Madoff May Bring Attention to Need for Prison Reform
I hope the case of Bernard Madoff brings some real attention to the absurdity of America’s sentencing scheme. Newspapers are reporting that he may face up to 20 years in prison. I know that sounds like a lot of time in confinement. Truthfully, as a man who has just finished his 22nd holiday season in federal prison, I know that 20 years is a lot of time. With a well-connected white-collar criminal receiving a lengthy sentence, however, my hopes are that citizens will question the value such sentences bring to society.
Mr. Madoff is 70-years-old. He was a criminal whose crimes caused losses to hundreds or thousands of victims. According to newspaper reports that have been widely published, he admitted to a fraud that amounted to $50 billion. This past week, one of his victims committed suicide as a supposed consequence of the loss that Madoff’s crime delivered. Will incarcerating Mr. Madoff for 20 years bring justice?
Average life expectancies suggest that Mr. Madoff would not live to finish a 20-year term. Though even if he did, would that amount of time in prison make things right with his victims? I don’t think anyone else is going to feel better because an old man is locked in a prison cell. Yet I may be wrong. Perhaps locking him to die in prison is just what society needs.

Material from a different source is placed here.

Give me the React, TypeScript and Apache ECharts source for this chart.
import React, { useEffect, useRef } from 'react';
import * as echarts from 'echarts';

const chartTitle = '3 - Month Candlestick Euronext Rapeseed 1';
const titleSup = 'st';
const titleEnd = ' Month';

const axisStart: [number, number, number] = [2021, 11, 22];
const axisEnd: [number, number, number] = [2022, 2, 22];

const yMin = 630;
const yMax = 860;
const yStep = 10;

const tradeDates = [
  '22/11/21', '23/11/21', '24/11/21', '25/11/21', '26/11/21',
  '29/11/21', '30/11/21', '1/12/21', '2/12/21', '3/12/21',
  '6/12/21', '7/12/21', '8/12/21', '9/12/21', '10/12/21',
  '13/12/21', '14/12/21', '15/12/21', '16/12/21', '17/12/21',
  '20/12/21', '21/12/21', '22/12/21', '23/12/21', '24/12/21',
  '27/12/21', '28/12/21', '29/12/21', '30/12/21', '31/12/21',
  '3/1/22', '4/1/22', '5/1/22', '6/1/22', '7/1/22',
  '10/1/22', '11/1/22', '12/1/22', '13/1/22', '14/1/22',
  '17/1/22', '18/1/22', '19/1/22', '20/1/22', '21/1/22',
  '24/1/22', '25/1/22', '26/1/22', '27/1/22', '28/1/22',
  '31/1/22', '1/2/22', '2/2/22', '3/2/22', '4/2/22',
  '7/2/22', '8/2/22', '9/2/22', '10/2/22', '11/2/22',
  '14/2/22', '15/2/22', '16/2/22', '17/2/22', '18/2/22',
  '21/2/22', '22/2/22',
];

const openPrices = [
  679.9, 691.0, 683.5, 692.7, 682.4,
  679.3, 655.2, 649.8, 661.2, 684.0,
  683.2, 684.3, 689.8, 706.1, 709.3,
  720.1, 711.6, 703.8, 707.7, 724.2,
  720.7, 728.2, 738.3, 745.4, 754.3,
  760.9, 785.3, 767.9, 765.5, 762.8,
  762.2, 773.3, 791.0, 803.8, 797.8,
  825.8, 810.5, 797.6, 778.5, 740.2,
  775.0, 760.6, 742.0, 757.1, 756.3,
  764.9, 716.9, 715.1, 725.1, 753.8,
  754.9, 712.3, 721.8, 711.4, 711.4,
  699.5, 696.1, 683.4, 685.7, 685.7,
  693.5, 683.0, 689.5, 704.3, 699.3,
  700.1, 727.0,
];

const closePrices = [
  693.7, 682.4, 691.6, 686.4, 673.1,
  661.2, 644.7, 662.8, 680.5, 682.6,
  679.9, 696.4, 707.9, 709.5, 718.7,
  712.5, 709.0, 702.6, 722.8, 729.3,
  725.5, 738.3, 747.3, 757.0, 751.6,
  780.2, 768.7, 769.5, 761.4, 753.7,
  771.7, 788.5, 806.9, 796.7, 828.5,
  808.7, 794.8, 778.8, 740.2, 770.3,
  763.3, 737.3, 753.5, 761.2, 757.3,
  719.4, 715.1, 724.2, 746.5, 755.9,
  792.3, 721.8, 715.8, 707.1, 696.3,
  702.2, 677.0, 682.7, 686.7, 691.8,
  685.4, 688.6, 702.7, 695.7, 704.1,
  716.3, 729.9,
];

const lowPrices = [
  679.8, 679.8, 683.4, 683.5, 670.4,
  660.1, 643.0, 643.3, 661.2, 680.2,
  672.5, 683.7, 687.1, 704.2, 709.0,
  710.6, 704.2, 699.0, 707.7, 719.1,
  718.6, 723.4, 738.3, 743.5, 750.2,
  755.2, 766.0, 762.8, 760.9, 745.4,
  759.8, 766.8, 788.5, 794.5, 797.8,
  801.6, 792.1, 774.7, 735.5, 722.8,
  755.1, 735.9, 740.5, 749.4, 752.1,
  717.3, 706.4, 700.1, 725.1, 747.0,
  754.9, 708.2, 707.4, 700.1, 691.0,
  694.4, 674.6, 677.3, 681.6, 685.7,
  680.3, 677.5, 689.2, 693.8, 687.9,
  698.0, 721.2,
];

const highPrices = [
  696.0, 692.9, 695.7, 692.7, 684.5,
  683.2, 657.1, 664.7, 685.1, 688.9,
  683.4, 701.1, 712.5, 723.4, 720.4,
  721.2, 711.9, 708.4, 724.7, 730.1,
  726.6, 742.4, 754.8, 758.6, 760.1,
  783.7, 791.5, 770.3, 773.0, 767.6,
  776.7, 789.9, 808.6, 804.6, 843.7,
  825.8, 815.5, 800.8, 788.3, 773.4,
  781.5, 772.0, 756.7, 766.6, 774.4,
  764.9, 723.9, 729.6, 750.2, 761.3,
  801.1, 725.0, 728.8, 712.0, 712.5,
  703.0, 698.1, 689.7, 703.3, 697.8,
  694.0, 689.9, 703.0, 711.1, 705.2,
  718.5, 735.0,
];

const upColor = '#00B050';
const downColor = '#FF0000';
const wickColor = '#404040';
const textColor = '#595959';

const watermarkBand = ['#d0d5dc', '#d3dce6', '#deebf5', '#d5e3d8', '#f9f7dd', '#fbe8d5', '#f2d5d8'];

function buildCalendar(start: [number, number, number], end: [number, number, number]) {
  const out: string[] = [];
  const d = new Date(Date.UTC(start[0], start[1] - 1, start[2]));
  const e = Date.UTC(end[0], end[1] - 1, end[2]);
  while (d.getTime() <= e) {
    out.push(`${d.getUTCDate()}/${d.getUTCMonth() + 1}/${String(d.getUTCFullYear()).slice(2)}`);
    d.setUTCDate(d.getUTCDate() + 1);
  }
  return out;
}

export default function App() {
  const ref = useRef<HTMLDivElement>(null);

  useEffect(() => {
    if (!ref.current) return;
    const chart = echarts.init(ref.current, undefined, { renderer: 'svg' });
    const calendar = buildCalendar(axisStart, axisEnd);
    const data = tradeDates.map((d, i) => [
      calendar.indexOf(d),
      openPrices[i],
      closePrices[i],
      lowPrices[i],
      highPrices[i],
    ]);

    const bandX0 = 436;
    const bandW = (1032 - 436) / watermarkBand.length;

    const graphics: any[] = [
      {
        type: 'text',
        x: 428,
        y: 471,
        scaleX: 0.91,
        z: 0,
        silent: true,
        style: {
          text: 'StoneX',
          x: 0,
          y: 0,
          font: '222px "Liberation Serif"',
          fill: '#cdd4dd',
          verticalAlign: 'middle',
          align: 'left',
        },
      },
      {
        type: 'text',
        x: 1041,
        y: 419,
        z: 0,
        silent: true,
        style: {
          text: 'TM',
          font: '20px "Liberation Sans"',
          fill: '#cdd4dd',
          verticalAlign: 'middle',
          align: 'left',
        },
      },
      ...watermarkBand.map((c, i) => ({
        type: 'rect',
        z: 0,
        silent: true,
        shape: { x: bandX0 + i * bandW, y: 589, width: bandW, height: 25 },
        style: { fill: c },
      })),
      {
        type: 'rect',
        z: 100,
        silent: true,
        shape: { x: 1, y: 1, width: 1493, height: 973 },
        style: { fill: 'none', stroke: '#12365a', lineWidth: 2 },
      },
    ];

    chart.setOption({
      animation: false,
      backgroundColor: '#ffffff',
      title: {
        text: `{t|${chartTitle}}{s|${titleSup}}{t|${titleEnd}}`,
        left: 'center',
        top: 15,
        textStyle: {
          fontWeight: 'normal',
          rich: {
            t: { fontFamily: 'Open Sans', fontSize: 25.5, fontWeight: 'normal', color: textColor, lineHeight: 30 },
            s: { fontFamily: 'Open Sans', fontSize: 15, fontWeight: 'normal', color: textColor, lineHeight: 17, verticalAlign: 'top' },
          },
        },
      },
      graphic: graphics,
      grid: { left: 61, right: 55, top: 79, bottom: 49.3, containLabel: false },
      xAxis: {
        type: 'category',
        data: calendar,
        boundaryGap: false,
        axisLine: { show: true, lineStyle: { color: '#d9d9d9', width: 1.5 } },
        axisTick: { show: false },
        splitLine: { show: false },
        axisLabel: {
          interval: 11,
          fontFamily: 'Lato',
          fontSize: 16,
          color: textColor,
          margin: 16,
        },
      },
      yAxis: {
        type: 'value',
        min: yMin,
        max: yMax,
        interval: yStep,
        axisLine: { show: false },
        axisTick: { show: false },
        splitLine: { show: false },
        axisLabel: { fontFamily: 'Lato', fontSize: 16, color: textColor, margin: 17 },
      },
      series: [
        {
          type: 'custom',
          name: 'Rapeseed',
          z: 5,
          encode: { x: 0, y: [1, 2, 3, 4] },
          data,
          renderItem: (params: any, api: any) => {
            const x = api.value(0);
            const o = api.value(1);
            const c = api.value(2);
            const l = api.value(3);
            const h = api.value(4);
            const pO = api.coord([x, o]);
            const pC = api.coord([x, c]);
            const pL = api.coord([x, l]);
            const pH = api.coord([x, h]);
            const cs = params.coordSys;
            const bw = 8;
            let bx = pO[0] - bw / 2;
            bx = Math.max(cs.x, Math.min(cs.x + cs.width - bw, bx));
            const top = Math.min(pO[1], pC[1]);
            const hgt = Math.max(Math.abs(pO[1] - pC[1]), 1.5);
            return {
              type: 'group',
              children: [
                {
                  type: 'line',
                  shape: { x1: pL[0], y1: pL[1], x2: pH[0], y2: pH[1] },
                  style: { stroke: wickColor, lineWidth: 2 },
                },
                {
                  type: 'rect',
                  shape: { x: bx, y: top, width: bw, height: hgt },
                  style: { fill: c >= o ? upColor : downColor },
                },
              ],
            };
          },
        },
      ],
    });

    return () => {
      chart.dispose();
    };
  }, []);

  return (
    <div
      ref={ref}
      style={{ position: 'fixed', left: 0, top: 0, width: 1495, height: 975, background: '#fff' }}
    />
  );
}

Whatever sentence a judge finally imposes on Mr. Madoff, I have a running bet with other prisoners that he will not receive a sentence as long as my judge imposed on me. Tens of thousands of nonviolent drug offenders who engaged in transactions with consenting adults, and so did not make a victim of anybody, are serving sentences that are much longer than anything Mr. Madoff will receive. Yet as drug offenders without a voice, no one knows about the struggles that come with the long sentences they serve. No one cares. When high profile people like Bernard Madoff come into the system, the media focus more addition on others who are forgotten inside America’s packed prisons.
As a long-term prisoner, I strive to help others make better decisions while they adjust through confinement. In my article titled Growing Up In Prison, I describe the steps I take to motivate young prisoners who were never given the privileged relationships that Mr. Madoff abused. No one cares about their plight. Yet if Mr. Madoff receives less time than them, perhaps the media will report on the discrepancies. Likewise, if Madoff receives a sentence that exceeds 20 years, perhaps Americans will still question whether justice has been served. I welcome any news that brings attention to this prison system that confines so many, and that desperately needs reform.